= Exercise prompt =
Return all lines below containing the word "matplotlib".
---
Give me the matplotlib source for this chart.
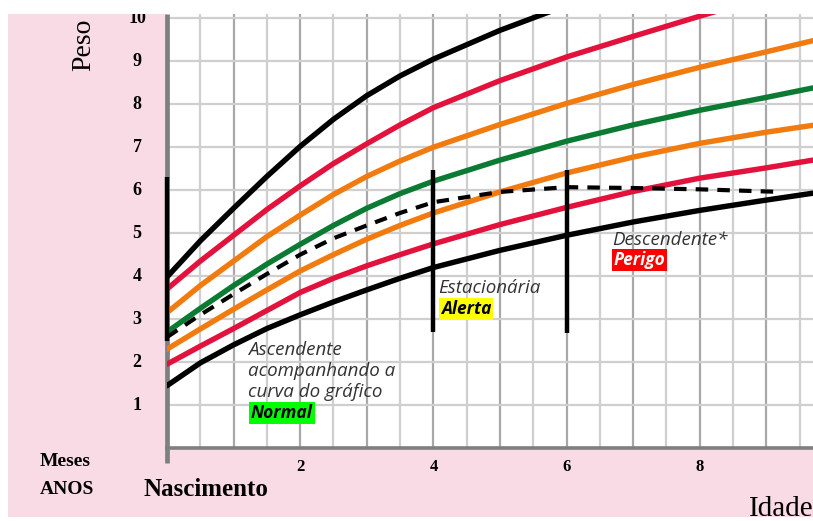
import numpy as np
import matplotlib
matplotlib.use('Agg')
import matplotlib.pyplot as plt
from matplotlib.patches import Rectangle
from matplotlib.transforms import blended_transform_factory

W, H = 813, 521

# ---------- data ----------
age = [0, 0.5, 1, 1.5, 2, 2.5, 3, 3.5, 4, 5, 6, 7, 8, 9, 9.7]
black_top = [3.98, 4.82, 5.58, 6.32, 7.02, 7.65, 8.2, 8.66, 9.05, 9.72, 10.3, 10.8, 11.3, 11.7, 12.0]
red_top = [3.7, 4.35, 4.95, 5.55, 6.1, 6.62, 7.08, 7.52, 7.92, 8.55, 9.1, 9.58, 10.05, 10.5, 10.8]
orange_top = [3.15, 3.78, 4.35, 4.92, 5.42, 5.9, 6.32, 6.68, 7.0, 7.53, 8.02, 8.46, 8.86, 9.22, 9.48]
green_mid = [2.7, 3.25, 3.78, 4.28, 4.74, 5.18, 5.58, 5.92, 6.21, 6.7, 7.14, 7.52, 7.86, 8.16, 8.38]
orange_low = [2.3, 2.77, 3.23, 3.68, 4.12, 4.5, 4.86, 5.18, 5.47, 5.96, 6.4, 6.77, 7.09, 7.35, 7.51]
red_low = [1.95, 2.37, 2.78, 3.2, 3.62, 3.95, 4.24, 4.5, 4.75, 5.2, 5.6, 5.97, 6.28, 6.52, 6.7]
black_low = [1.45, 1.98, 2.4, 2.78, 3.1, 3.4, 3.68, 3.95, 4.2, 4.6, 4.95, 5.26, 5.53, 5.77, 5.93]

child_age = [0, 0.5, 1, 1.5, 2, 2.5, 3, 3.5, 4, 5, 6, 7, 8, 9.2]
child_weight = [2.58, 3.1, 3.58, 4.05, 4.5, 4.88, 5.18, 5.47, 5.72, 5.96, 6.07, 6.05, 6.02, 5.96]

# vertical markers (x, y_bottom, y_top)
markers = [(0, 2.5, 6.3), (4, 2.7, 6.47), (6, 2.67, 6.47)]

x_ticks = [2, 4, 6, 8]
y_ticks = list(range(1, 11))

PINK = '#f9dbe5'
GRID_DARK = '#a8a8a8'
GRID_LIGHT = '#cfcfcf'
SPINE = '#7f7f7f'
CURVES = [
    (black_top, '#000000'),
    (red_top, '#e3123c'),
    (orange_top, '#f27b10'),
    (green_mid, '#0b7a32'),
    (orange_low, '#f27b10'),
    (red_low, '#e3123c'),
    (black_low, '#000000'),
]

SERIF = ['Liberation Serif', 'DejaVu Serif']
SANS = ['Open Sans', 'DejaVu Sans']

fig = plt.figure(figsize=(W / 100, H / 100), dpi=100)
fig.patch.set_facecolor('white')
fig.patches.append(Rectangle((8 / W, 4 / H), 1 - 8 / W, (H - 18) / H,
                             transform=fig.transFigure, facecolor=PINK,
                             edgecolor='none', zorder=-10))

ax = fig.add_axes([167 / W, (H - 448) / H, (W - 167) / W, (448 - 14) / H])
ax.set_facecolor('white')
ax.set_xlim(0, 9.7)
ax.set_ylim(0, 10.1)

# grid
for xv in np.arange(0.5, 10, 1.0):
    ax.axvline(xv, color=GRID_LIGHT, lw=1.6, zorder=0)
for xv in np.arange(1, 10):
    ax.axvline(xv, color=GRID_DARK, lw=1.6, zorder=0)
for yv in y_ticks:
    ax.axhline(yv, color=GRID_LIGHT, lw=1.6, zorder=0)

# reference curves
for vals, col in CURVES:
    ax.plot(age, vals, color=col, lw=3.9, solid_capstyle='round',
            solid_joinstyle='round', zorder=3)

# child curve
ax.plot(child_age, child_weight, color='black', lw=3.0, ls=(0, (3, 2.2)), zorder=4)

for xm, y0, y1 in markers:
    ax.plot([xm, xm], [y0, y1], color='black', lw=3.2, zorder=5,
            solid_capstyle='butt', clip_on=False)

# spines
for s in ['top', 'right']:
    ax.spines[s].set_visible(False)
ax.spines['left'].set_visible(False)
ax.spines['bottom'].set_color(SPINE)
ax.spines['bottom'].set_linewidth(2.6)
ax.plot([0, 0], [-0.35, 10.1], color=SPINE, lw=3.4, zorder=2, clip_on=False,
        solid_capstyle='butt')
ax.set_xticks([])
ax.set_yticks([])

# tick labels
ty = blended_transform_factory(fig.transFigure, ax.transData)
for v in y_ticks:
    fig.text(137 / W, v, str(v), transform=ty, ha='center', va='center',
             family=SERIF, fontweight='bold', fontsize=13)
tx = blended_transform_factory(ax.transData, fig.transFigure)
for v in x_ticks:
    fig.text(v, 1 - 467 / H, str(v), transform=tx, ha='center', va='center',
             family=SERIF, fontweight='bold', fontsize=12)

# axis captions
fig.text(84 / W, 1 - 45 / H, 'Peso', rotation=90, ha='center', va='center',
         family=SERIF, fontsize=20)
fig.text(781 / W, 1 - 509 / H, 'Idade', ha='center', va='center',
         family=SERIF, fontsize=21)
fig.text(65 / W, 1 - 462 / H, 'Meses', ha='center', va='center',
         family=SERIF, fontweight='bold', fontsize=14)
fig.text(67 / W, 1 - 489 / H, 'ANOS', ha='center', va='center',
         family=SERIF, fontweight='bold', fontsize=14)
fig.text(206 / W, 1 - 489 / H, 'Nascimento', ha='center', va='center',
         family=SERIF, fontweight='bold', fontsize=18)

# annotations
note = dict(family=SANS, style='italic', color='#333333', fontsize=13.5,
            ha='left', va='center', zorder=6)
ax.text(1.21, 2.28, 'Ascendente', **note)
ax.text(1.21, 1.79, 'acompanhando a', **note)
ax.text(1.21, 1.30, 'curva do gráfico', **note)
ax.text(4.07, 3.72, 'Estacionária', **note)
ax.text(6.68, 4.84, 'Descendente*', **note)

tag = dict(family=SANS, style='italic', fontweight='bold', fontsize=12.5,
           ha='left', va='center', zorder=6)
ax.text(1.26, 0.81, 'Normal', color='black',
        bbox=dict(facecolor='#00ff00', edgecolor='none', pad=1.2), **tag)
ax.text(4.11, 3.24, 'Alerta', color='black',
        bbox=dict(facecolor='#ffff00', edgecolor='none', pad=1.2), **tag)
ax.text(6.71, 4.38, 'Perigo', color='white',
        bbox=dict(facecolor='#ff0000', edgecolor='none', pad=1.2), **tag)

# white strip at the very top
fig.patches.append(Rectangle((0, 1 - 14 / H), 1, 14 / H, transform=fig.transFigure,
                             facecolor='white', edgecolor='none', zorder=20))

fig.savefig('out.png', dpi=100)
---
= Answer below =
Give me the matplotlib source for this chart.
import matplotlib
matplotlib.use('Agg')
import matplotlib.pyplot as plt
from matplotlib.patches import Rectangle
from matplotlib.transforms import blended_transform_factory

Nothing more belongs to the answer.